--- START OF DATA SECTION ---

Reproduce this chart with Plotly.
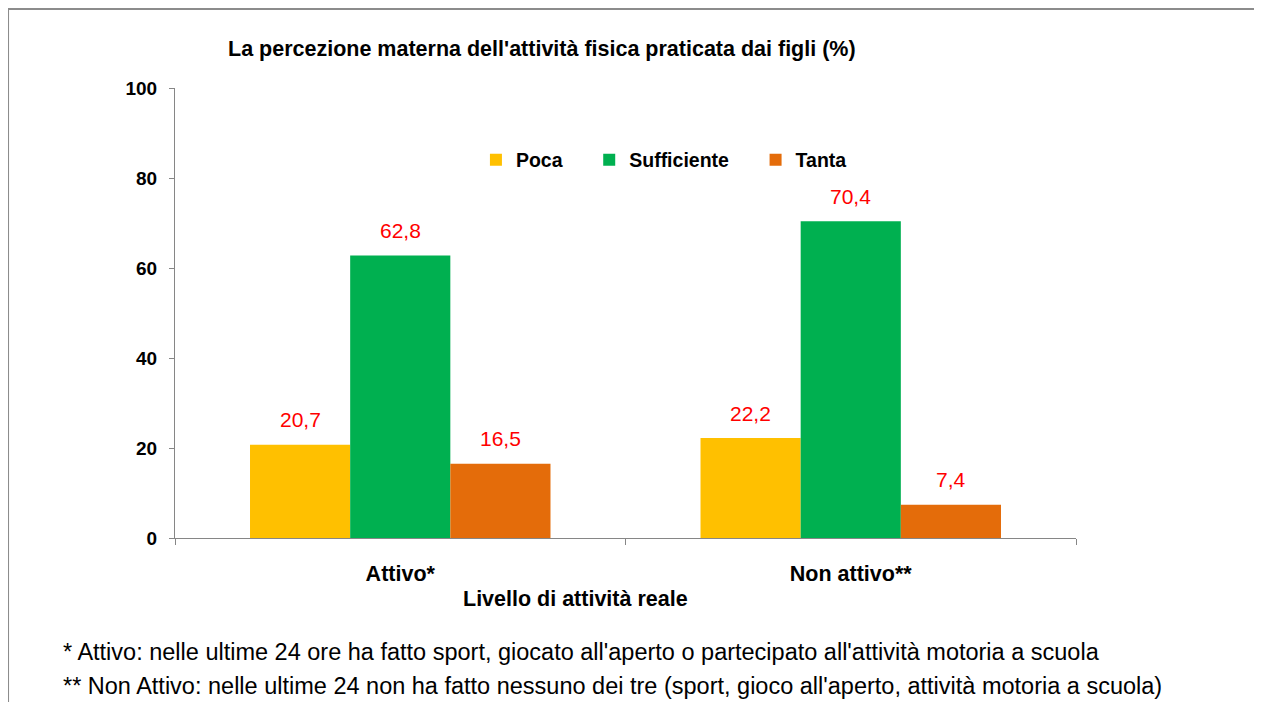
import plotly.graph_objects as go

# Data
categories = ['Attivo*', 'Non attivo**']
series_names = ['Poca', 'Sufficiente', 'Tanta']
poca = [20.7, 22.2]
sufficiente = [62.8, 70.4]
tanta = [16.5, 7.4]
y_ticks = [0, 20, 40, 60, 80, 100]

colors = ['#FFC000', '#00B050', '#E46C0A']
font_family = 'Liberation Sans, Arial, sans-serif'

fig = go.Figure()
for name, vals, col in zip(series_names, [poca, sufficiente, tanta], colors):
    # trailing non-breaking spaces widen the gap between legend entries
    fig.add_trace(go.Bar(x=categories, y=vals, name=f'<b>{name}</b>' + '&nbsp;' * 4,
                         marker=dict(color=col, line=dict(width=0))))

# data labels (red) above each bar
annotations = []
for i, vals in enumerate([poca, sufficiente, tanta]):
    for cat, v in zip(categories, vals):
        annotations.append(dict(x=cat, y=v, xref='x', yref='y', text=f'{v:.1f}'.replace('.', ','),
                                showarrow=False, xshift=(i - 1) * 100, yshift=25, yanchor='middle',
                                font=dict(size=21, color='#FF0000', family=font_family)))

# title, axis title and footnotes
annotations += [
    dict(text="<b>La percezione materna dell'attività fisica praticata dai figli (%)</b>",
         xref='paper', yref='paper', x=0.0566, y=1.0867, xanchor='left', yanchor='middle',
         showarrow=False, font=dict(size=21.5, color='black', family=font_family)),
    dict(text='<b>Livello di attività reale</b>', xref='paper', yref='paper', x=0.444, y=-0.1356,
         xanchor='center', yanchor='middle', showarrow=False,
         font=dict(size=21.5, color='black', family=font_family)),
    dict(text="* Attivo: nelle ultime 24 ore ha fatto sport, giocato all'aperto o partecipato all'attività motoria a scuola",
         xref='paper', yref='paper', x=-0.1265, y=-0.2533, xanchor='left', yanchor='middle',
         showarrow=False, font=dict(size=23.5, color='black', family=font_family)),
    dict(text="** Non Attivo: nelle ultime 24 non ha fatto nessuno dei tre (sport, gioco all'aperto, attività motoria a scuola)",
         xref='paper', yref='paper', x=-0.1265, y=-0.3289, xanchor='left', yanchor='middle',
         showarrow=False, font=dict(size=23.5, color='black', family=font_family)),
]

# page body has an 8px margin, so the figure is 8px smaller and shifted
fig.update_layout(
    width=1254, height=694,
    margin=dict(l=167, r=186, t=80, b=164),
    plot_bgcolor='white', paper_bgcolor='white',
    barmode='group', bargap=0.333, bargroupgap=0,
    showlegend=True,
    legend=dict(orientation='h', x=0.334, y=0.84, xanchor='left', yanchor='middle',
                font=dict(size=19.5, color='black', family=font_family), bgcolor='rgba(0,0,0,0)',
                traceorder='normal'),
    xaxis=dict(showline=True, linecolor='#868686', linewidth=1, ticks='outside', ticklen=6,
               tickcolor='#868686', tickson='boundaries', showgrid=False, zeroline=False,
               ticklabelstandoff=16,
               tickfont=dict(size=21.5, color='black', family=font_family),
               tickvals=categories, ticktext=[f'<b>{c}</b>' for c in categories]),
    yaxis=dict(range=[0, 100], tickvals=y_ticks, ticktext=[f'<b>{t}</b>' for t in y_ticks],
               showline=True, linecolor='#868686', linewidth=1, ticks='outside', ticklen=5,
               tickcolor='#868686', showgrid=False, zeroline=False, ticklabelstandoff=8,
               tickfont=dict(size=19, color='black', family=font_family)),
    annotations=annotations,
    shapes=[dict(type='rect', xref='paper', yref='paper', x0=-0.1853, x1=1.3, y0=-0.5, y1=1.1756,
                 line=dict(color='#8C8C8C', width=2), fillcolor='rgba(0,0,0,0)', layer='below')],
)

fig.write_html('out.html')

--- END OF DATA SECTION ---

WHAT YOU SHOULD DO: Write out again exactly the lines from the start of the data above through the line containing "font_family = 'Liberation", inclusive, excluding any pictures.

OUTPUT:
Reproduce this chart with Plotly.
import plotly.graph_objects as go

# Data
categories = ['Attivo*', 'Non attivo**']
series_names = ['Poca', 'Sufficiente', 'Tanta']
poca = [20.7, 22.2]
sufficiente = [62.8, 70.4]
tanta = [16.5, 7.4]
y_ticks = [0, 20, 40, 60, 80, 100]

colors = ['#FFC000', '#00B050', '#E46C0A']
font_family = 'Liberation Sans, Arial, sans-serif'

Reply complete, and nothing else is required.